Write out the opening lines of the data word for word, up to and including the line with "import matplotlib.pyplot as plt", and leave every picture and every later line out.

_Provided data_.

_ _ _

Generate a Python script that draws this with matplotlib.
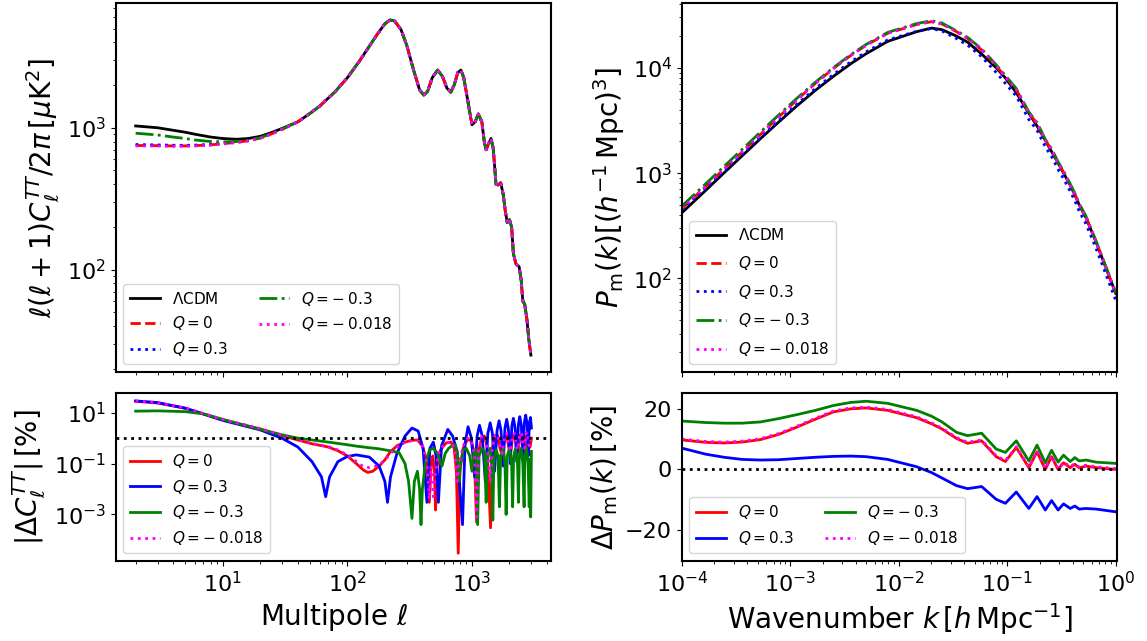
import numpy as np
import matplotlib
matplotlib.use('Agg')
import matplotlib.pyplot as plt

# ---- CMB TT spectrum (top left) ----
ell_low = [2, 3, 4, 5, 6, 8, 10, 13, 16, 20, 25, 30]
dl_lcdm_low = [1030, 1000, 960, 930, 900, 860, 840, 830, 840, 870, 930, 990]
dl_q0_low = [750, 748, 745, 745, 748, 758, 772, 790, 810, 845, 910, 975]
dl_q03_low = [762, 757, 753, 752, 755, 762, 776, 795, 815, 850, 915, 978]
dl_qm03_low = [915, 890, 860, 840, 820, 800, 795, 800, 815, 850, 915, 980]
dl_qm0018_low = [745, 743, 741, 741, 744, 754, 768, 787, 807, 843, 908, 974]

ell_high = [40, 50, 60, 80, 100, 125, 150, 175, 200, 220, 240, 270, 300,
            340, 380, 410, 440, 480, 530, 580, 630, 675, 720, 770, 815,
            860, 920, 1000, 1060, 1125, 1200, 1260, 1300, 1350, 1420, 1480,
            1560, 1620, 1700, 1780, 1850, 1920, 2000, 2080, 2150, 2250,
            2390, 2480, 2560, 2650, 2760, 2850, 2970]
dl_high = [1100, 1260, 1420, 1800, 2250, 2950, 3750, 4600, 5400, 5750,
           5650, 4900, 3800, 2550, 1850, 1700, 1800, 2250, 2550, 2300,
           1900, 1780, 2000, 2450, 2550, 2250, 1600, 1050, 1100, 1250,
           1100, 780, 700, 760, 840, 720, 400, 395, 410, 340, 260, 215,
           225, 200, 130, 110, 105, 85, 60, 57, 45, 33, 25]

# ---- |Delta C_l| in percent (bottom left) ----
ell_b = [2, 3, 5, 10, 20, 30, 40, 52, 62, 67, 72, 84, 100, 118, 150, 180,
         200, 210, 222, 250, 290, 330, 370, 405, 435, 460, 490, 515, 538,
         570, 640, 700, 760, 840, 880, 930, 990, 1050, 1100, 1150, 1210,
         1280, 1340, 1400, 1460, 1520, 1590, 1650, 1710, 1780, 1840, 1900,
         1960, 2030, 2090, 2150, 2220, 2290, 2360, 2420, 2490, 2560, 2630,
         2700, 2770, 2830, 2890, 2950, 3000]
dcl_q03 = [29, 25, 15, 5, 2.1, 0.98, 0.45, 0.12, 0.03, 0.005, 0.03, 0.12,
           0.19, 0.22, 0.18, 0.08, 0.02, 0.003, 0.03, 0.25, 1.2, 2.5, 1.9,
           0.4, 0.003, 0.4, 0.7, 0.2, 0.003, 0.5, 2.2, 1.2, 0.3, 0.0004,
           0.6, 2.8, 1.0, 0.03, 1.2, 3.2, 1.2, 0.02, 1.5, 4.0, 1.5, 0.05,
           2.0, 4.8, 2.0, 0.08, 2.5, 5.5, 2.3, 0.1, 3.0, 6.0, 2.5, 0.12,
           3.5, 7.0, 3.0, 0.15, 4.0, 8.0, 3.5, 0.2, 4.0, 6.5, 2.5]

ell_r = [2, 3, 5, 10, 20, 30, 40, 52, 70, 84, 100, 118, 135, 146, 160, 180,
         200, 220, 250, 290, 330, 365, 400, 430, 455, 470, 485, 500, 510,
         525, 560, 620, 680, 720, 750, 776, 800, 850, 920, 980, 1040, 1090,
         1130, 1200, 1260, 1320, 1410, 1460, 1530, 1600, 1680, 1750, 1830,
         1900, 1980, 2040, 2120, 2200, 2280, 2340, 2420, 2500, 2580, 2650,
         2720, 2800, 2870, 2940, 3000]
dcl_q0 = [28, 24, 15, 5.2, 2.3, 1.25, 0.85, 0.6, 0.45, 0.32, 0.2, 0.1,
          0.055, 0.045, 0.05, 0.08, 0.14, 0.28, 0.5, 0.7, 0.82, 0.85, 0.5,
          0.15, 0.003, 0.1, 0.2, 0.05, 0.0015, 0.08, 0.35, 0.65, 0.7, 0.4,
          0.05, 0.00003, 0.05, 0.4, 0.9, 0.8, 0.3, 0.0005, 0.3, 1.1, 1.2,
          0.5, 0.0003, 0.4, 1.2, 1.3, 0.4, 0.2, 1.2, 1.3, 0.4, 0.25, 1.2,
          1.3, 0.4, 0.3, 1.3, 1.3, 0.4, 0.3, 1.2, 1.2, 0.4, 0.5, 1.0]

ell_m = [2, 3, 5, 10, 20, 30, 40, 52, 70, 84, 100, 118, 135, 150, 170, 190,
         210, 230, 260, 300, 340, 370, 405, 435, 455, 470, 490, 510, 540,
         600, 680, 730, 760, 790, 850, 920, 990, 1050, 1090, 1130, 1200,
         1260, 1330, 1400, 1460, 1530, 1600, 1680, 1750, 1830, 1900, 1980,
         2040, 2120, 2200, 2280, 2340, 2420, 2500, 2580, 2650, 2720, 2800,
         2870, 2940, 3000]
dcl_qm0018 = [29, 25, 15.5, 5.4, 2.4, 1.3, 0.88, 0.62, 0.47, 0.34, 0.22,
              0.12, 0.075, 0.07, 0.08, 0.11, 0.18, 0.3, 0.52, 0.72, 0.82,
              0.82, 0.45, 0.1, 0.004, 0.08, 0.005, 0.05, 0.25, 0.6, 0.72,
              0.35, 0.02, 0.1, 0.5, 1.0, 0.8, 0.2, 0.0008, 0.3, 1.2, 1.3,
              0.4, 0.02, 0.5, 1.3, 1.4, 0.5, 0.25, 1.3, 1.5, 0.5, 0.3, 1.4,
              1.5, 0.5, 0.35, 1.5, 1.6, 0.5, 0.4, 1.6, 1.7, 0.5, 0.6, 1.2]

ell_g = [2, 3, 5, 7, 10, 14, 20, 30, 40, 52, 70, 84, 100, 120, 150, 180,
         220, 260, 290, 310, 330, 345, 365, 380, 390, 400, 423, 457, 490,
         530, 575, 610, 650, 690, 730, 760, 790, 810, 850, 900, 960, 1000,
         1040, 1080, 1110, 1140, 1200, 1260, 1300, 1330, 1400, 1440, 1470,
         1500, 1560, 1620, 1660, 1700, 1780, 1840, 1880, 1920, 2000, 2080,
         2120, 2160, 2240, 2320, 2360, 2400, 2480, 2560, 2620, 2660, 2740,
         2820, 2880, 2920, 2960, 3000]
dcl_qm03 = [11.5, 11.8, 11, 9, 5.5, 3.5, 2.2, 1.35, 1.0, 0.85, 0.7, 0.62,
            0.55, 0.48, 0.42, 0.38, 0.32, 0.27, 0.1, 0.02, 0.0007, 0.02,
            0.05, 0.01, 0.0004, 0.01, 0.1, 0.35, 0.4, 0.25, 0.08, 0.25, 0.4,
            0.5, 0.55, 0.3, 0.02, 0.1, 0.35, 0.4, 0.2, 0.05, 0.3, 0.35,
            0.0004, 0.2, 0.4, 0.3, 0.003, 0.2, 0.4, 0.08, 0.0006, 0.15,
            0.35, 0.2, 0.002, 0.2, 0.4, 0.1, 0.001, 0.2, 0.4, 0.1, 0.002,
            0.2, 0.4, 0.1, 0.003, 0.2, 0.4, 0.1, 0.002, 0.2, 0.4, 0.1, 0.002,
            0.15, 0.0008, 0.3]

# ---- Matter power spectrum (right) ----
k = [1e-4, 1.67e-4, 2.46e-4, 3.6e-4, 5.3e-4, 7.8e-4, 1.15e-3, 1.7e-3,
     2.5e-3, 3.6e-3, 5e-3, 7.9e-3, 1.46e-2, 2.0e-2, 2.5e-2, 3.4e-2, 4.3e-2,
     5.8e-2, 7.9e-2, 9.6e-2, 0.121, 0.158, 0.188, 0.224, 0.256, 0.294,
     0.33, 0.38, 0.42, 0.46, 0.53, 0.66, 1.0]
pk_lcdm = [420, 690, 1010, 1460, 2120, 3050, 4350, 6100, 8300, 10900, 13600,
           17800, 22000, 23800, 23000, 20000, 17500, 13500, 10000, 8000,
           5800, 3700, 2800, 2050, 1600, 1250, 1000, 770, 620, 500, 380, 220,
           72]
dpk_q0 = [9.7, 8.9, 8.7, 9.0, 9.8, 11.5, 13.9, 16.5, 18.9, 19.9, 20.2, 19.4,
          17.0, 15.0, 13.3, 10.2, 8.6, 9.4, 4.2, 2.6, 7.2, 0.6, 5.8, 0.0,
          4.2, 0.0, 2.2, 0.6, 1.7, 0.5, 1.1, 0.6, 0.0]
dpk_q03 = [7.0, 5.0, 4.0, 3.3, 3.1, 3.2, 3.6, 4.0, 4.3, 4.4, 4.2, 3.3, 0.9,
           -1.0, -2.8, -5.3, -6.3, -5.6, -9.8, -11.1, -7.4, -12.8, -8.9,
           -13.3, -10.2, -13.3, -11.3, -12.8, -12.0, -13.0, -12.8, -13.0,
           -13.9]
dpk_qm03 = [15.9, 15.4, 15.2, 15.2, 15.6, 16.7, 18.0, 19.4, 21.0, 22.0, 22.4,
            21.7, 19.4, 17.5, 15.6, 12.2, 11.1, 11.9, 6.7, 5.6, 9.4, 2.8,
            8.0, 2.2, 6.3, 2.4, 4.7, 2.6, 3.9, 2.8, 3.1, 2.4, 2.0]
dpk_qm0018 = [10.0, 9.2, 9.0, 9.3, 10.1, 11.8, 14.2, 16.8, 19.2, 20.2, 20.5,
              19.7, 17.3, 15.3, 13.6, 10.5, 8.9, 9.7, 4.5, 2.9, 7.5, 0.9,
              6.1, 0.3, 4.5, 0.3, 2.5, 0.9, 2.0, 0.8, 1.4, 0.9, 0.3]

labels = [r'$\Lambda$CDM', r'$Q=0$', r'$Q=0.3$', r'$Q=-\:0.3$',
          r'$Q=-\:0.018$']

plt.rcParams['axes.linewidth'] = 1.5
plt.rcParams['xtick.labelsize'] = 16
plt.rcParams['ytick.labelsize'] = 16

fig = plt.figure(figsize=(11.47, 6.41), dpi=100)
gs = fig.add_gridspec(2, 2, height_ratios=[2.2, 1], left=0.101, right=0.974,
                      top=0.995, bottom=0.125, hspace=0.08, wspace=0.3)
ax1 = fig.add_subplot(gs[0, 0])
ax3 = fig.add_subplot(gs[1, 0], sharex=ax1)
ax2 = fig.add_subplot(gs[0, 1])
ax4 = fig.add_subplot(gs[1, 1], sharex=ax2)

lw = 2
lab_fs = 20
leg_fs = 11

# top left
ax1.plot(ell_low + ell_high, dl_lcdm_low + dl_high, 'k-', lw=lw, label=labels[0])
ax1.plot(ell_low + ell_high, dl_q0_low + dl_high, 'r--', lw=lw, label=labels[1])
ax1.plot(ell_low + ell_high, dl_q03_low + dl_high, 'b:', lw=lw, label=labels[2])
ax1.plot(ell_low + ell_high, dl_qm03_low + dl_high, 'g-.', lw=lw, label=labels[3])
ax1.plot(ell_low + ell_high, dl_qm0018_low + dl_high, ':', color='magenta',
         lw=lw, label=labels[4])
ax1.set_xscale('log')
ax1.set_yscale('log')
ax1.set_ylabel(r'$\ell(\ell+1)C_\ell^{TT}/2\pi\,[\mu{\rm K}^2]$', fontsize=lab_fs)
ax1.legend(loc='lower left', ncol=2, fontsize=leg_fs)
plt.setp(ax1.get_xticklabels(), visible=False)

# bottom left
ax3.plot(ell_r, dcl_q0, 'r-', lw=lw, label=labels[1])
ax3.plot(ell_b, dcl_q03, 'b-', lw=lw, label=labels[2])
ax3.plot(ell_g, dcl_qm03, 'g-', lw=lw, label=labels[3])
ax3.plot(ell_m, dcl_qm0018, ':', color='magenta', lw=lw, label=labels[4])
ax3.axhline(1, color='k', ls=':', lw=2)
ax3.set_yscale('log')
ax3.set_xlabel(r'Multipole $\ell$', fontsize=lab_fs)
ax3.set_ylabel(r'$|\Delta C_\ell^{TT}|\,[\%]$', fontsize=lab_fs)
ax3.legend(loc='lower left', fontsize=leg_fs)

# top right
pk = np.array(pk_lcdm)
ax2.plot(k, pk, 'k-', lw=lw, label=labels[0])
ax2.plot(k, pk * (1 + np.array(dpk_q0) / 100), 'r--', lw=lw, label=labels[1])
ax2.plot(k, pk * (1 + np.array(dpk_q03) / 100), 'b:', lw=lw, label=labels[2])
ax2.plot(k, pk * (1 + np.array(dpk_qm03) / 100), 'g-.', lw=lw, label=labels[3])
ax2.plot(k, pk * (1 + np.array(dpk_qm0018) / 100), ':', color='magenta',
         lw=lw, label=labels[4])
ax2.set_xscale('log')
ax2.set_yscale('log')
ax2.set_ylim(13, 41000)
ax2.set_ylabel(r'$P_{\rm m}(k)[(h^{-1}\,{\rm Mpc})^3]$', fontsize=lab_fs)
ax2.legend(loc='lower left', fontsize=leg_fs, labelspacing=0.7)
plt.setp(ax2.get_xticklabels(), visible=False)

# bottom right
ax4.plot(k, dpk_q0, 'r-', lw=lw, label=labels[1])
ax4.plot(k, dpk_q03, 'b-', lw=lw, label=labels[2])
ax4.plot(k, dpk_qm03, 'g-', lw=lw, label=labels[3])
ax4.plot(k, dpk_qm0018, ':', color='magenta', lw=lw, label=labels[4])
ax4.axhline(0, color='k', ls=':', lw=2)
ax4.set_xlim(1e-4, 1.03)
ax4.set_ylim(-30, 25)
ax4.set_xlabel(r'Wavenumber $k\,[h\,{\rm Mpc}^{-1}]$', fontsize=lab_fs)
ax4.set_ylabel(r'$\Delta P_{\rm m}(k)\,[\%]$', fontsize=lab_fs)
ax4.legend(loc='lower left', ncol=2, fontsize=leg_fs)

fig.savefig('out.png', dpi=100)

_ _ _

_The completed task_.
Generate a Python script that draws this with matplotlib.
import numpy as np
import matplotlib
matplotlib.use('Agg')
import matplotlib.pyplot as plt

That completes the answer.